• [Set problem]
Retype only the lines from the top of the records to the line with "from matplotlib.patches import", including that line but none of the pictures.

(Rows from a dataset of charts and code)
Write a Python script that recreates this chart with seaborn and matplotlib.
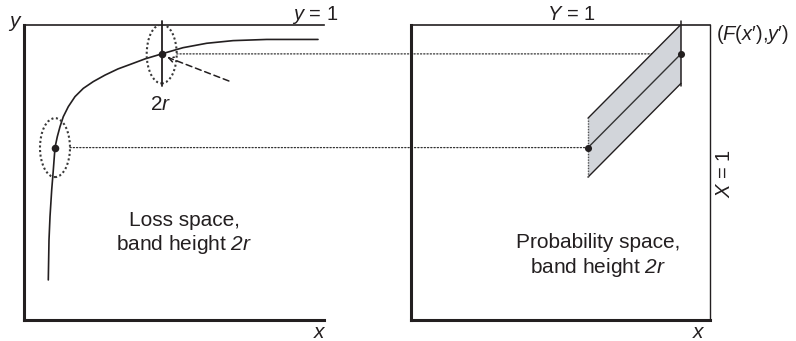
import matplotlib
matplotlib.use("Agg")
import matplotlib.pyplot as plt
import numpy as np
import pandas as pd
import seaborn as sns
from matplotlib.patches import Ellipse, Polygon, ConnectionPatch

# Loss-space curve (x, y)
curve_x = [0.810, 0.833, 0.867, 0.923, 0.977, 1.033, 1.110, 1.200, 1.310, 1.477,
           1.700, 1.977, 2.310, 2.700, 3.133, 3.533, 4.033, 4.590, 5.300, 6.090,
           6.970, 8.090, 9.800]
curve_y = [0.136, 0.271, 0.351, 0.441, 0.509, 0.585, 0.622, 0.656, 0.690, 0.724,
           0.758, 0.786, 0.809, 0.831, 0.852, 0.867, 0.886, 0.903, 0.924, 0.939,
           0.948, 0.952, 0.952]

# The two marked points in loss space (x', y')
loss_x = [1.033, 4.59]
loss_y = [0.585, 0.903]
# The same points in probability space (F(x'), y')
prob_x = [0.592, 0.903]

band_half = 0.10      # r : half of the band height
tick_half = 0.11      # half length of the vertical stroke through the upper point
ellipse_w = 1.0       # width of the dotted ellipses in loss units

# Dashed pointer near the upper point (tail -> head)
pointer_tail = (6.83, 0.811)
pointer_head = (4.77, 0.892)

INK = "#231f20"
BAND = "#d2d5da"

sns.set_theme(style="white")
plt.rcParams["font.family"] = ["Liberation Sans", "DejaVu Sans"]
plt.rcParams["mathtext.fontset"] = "custom"
plt.rcParams["mathtext.rm"] = "Liberation Sans"
plt.rcParams["mathtext.it"] = "Liberation Sans:italic"
plt.rcParams["mathtext.sf"] = "Liberation Sans:italic"
plt.rcParams["text.color"] = INK

W, H = 796, 341
fig = plt.figure(figsize=(W / 100, H / 100), dpi=100)
fig.patch.set_facecolor("white")

top_px, bot_px = 25.3, 320.0


def box(l, r):
    return [l / W, 1 - bot_px / H, (r - l) / W, (bot_px - top_px) / H]


axL = fig.add_axes(box(24, 324))
axR = fig.add_axes(box(411, 710))
axL.set_xlim(0, 10)
axL.set_ylim(0, 1)
axR.set_xlim(0, 1)
axR.set_ylim(0, 1)

for ax in (axL, axR):
    ax.set_facecolor("none")
    ax.set_xticks([])
    ax.set_yticks([])
    for s in ax.spines.values():
        s.set_color(INK)
    ax.spines["left"].set_linewidth(2.2)
    ax.spines["bottom"].set_linewidth(2.2)
    ax.spines["top"].set_linewidth(1.2)
    ax.spines["right"].set_linewidth(1.0)
axL.spines["right"].set_visible(False)

# ---- loss space ----
curve = pd.DataFrame({"x": curve_x, "y": curve_y})
sns.lineplot(data=curve, x="x", y="y", ax=axL, color=INK, linewidth=1.2,
             sort=False, estimator=None)
axL.lines[-1].set_solid_joinstyle("round")

for cx, cy in zip(loss_x, loss_y):
    axL.add_patch(Ellipse((cx, cy), ellipse_w, 2 * band_half, fill=False,
                          edgecolor="#3a3a3a", linewidth=1.5,
                          linestyle=(0, (1, 1.2)), zorder=3))

# vertical stroke through the upper point
axL.plot([loss_x[1], loss_x[1]], [loss_y[1] - tick_half, loss_y[1] + tick_half],
         color=INK, linewidth=1.3, clip_on=False, zorder=4)

axL.annotate("", xy=pointer_head, xytext=pointer_tail,
             arrowprops=dict(arrowstyle="->", color=INK, linewidth=1.1,
                             linestyle=(0, (4, 2.5)), mutation_scale=9,
                             shrinkA=0, shrinkB=0))

sns.scatterplot(x=loss_x, y=loss_y, ax=axL, color=INK, s=30,
                edgecolor=INK, linewidth=0, zorder=5, clip_on=False)

# ---- probability space ----
p0 = (prob_x[0], loss_y[0])
p1 = (prob_x[1], loss_y[1])
band = Polygon([(p0[0], p0[1] - band_half), (p0[0], p0[1] + band_half),
                (p1[0], p1[1] + band_half), (p1[0], p1[1] - band_half)],
               closed=True, facecolor=BAND, edgecolor="none", zorder=2)
axR.add_patch(band)
# upper and lower edges of the band
axR.plot([p0[0], p1[0]], [p0[1] + band_half, p1[1] + band_half],
         color=INK, linewidth=1.0, zorder=3)
axR.plot([p0[0], p1[0]], [p0[1] - band_half, p1[1] - band_half],
         color=INK, linewidth=1.0, zorder=3)
# left edge dotted
axR.plot([p0[0], p0[0]], [p0[1] - band_half, p0[1] + band_half],
         color="#555555", linewidth=1.0, linestyle=(0, (1, 1)), zorder=3)
# centre line of the band
axR.plot([p0[0], p1[0]], [p0[1], p1[1]], color="#333333", linewidth=1.0, zorder=3)
# vertical stroke through the upper point
axR.plot([p1[0], p1[0]], [p1[1] - tick_half, p1[1] + tick_half],
         color=INK, linewidth=1.1, clip_on=False, zorder=4)

sns.scatterplot(x=prob_x, y=loss_y, ax=axR, color=INK, s=26,
                edgecolor=INK, linewidth=0, zorder=5, clip_on=False)

# dotted links from loss space to probability space
for cx, cy, px in zip(loss_x, loss_y, prob_x):
    con = ConnectionPatch(xyA=(cx + ellipse_w / 2, cy), coordsA=axL.transData,
                          xyB=(px, cy), coordsB=axR.transData,
                          color="#333333", linewidth=0.9,
                          linestyle=(0, (1, 1.6)), zorder=-1)
    fig.add_artist(con)


# ---- text ----
def put(px, py, s, **kw):
    fig.text(px / W, 1 - py / H, s, **kw)


FS = 15
put(15, 27, "$y$", fontsize=FS, ha="center", va="baseline")
put(315, 20, "$y$ = 1", fontsize=14.5, ha="center", va="baseline")
put(571, 20, "$Y$ = 1", fontsize=14.5, ha="center", va="baseline")
put(716, 35, "($F$($x$\u2032),$y$\u2032)", fontsize=14.5, ha="left", va="center")
put(724, 174, "$X$ = 1", fontsize=14.5, ha="center", va="center", rotation=90)
put(320, 338, "$x$", fontsize=FS, ha="center", va="baseline")
put(699, 338, "$x$", fontsize=FS, ha="center", va="baseline")
put(161, 110, "2$r$", fontsize=FS, ha="center", va="baseline")

put(184, 226, "Loss space,", fontsize=FS, ha="center", va="baseline")
put(184.5, 250, r"band height $\mathsf{2r}$", fontsize=FS, ha="center", va="baseline")
put(598, 248, "Probability space,", fontsize=FS, ha="center", va="baseline")
put(598.5, 273, r"band height $\mathsf{2r}$", fontsize=FS, ha="center", va="baseline")

fig.savefig("out.png", dpi=100, facecolor="white")
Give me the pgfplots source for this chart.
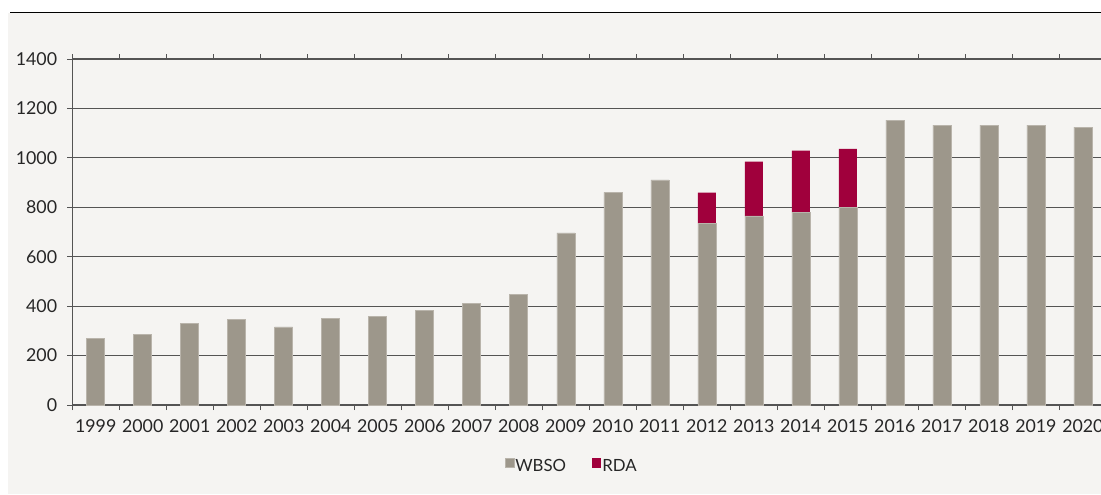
\documentclass[border=0pt]{standalone}
\usepackage{pgfplots}
\pgfplotsset{compat=1.18}
\usepackage{fontspec}
\setmainfont{Lato}
\definecolor{bg}{HTML}{F5F4F2}
\definecolor{wbso}{HTML}{9D978B}
\definecolor{wbsoedge}{HTML}{B9B4AB}
\definecolor{rda}{HTML}{A0003C}
\definecolor{gridc}{HTML}{545454}
\begin{document}
\begin{tikzpicture}
\path[use as bounding box] (0,0) rectangle (550.5pt,247pt);
\clip (0,0) rectangle (550.5pt,247pt);
\fill[bg] (4pt,0) rectangle (550.5pt,240.5pt);
\draw[black, line width=0.5pt] (5pt,240.5pt) -- (550.5pt,240.5pt);
\begin{axis}[
  at={(36.1pt,44.5pt)}, anchor=south west,
  scale only axis, width=517.1pt, height=173pt,
  xmin=-0.5, xmax=21.5, ymin=0, ymax=1400,
  ybar stacked, bar width=9pt,
  ytick={0,200,...,1400},
  ymajorgrids,
  major grid style={gridc, line width=0.6pt},
  axis line style={gridc, line width=0.6pt},
  tick style={gridc, line width=0.5pt},
  tick align=outside,
  major tick length=2.5pt,
  minor tick length=2.5pt,
  xtick={0,...,21},
  xticklabels={1999,2000,2001,2002,2003,2004,2005,2006,2007,2008,2009,2010,2011,2012,2013,2014,2015,2016,2017,2018,2019,2020},
  major x tick style={draw=none},
  minor xtick={-0.5,0.5,...,21.5},
  /pgf/number format/1000 sep={},
  /pgf/number format/assume math mode=true,
  ticklabel style={font=\fontsize{8.9}{10}\selectfont, text=black!85},
  yticklabel style={xshift=-1.5pt},
  xticklabel style={yshift=-1.3pt},
  legend columns=2,
  legend style={at={(0.4824,-0.179)}, anchor=center, draw=none, fill=none,
    font=\fontsize{8.4}{10}\selectfont, text=black!85,
    nodes={inner sep=0.5pt},
    /tikz/every even column/.append style={column sep=12.5pt}},
  legend image code/.code={\fill[#1] (0pt,-0.3pt) rectangle (4.6pt,4.3pt);},
]
\addplot[fill=wbso, draw=wbsoedge, line width=0.3pt] coordinates {
(0,271) (1,286) (2,331) (3,345) (4,316) (5,352) (6,359) (7,382) (8,411) (9,448)
(10,696) (11,860) (12,911) (13,735) (14,765) (15,780) (16,800) (17,1153)
(18,1132) (19,1132) (20,1132) (21,1124)};
\addplot[fill=rda, draw=none] coordinates {
(0,0) (1,0) (2,0) (3,0) (4,0) (5,0) (6,0) (7,0) (8,0) (9,0)
(10,0) (11,0) (12,0) (13,124) (14,220) (15,249) (16,236) (17,0)
(18,0) (19,0) (20,0) (21,0)};
\legend{WBSO,RDA}
\end{axis}
\end{tikzpicture}
\end{document}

• [Problem solution]
Write a Python script that recreates this chart with seaborn and matplotlib.
import matplotlib
matplotlib.use("Agg")
import matplotlib.pyplot as plt
import numpy as np
import pandas as pd
import seaborn as sns
from matplotlib.patches import Ellipse, Polygon, ConnectionPatch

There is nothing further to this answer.